El septuagenario cuarteto británico no defraudó al público y, en sus primeros dos recitales en el Estadio Ciudad de La Plata, emocionó a unos setenta mil fanáticos de todas las edades. Hoy se despiden del público argentino.
The Rolling Stones. Todos. Los cuatro. Ahí, en La Plata. A metros. Las nueve de la noche, pantallas dignas de un Superbowl y 53 mil argentinos (en todas sus variantes fan: visitante, fundamentalista, robainstantes, curioso, fan y megafan).
Desde hace rato Argentina sabe qué es espiar a los Stones y ser aplanado por ellos. El quinto Stone no es tanto el público argentino, sino esa sinergia y criatura que aparece cuando los de la lengua deciden demostrar en nuestro país, a los 70 años, con qué, por qué y para qué reinventaron el rock and roll hace 52 años.
Anular genéricos puede servir: tocan temas que justificarían el precio de la entrada si tan sólo tocarán uno de ellos (Gimme Shelter, Out of Control, Tumbling Dice), e impresiona la potencia que ponen en el escenario cuatro millonarios que podrían tener su propio ejército de clones.
Los Stones, ahí arriba, son los Stones. Pero ahí empieza no el problema, pero si la necesidad de desenmarañar: ahí son fiesta, son pura energía, pero también son espectáculo casi de ciencia ficción.
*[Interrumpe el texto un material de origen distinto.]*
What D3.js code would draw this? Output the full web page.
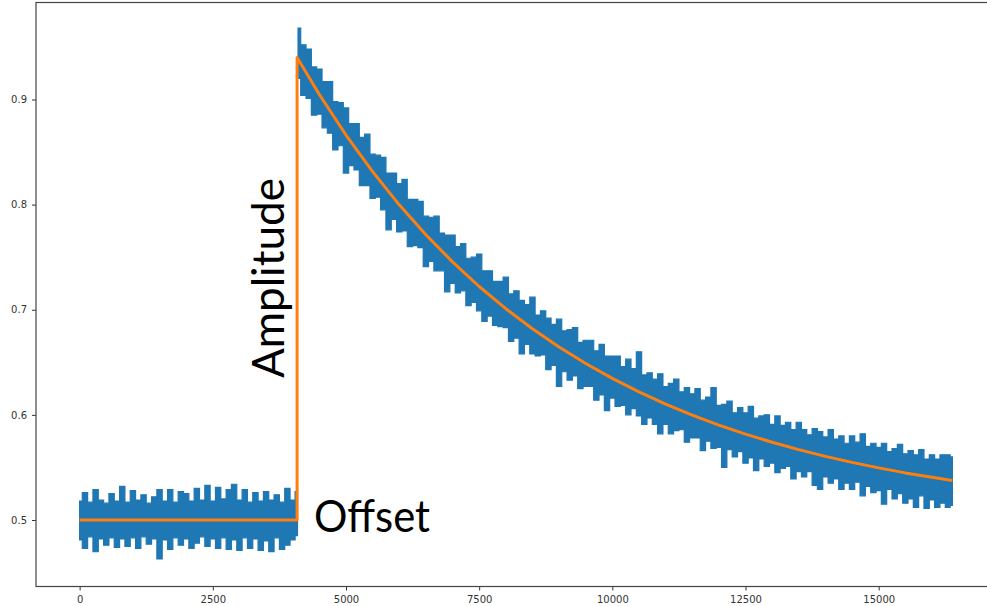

Para muchos, estar frente a Mick Jagger, Keith Richards, Ron Wood y Charlie Watts es prácticamente frente a Sherlock Holmes, a Batman, a algo que es demasiado poderoso para ser real, que es fascinante, pero en el Estado Unico de La Plata se evidencia qué presencia permanece.
No todo es encandilador, pero ¿cómo juzgar a los mismos seres que inventaron prácticamente el rock moderno? Si Jagger y Richards prefieren estirar varios temas con insoportables solos, ¿quiénes somos nosotros para juzgarlos? Es esa distancia, Stones casi de ficción y nosotros meros humanos, la que entra en juego como en ningún otro recital. Es imposible saber si Jagger posee la fuerza de hace 50 años, pero también es imposible negar que su baile, esa institución del rock cuyas caderas no mienten, es un archivo comprimido, y enérgico, de esos 50 años.
El segundo tramo del Olé Tour, coproducido por T4F y DG, los tuvo ahí, un miércoles, tocando el tema pedido por Twitter: Angie (si algo define a un país, es su canción Stone). Jagger lanzó gentilezas: “10 años es mucho tiempo”, bromeó sobre el clásico de La Plata (“El clásico en La Plata somos nosotros”), dijo que Ron Wood era “el Loco Gatti de la guitarra”, arengó con esas manos con los dedos apuntando hacia abajo (como si lanzara un hechizo).
La gente, más un sistema nervioso que un marco de contención, quería ser notada: cuando los Stones tocan en Argentina, somos sus sobrinos y ellos nuestro tío predilecto. Se busca gritar más fuerte que nunca: que nos vean. Es una seducción torpe y preciosa, que llevó al instante más genuino de la noche: una ovación de casi 5 minutos a Keith Richards, que hizo que el guitarrista más famoso de la historia se emocionara.
¿Niños de 7 años cantando Paint It Black? ¿Hombres de 58 años emocionados con Let’s Spend The Night Together? ¿Hipsters felices por Symphaty for the Devil? La verdad es otra, una que está detrás de la pirotecnia: si tocan los Stones, no es simplemente un recital. Es algo más grande: una inmersión en por qué amamos el rock.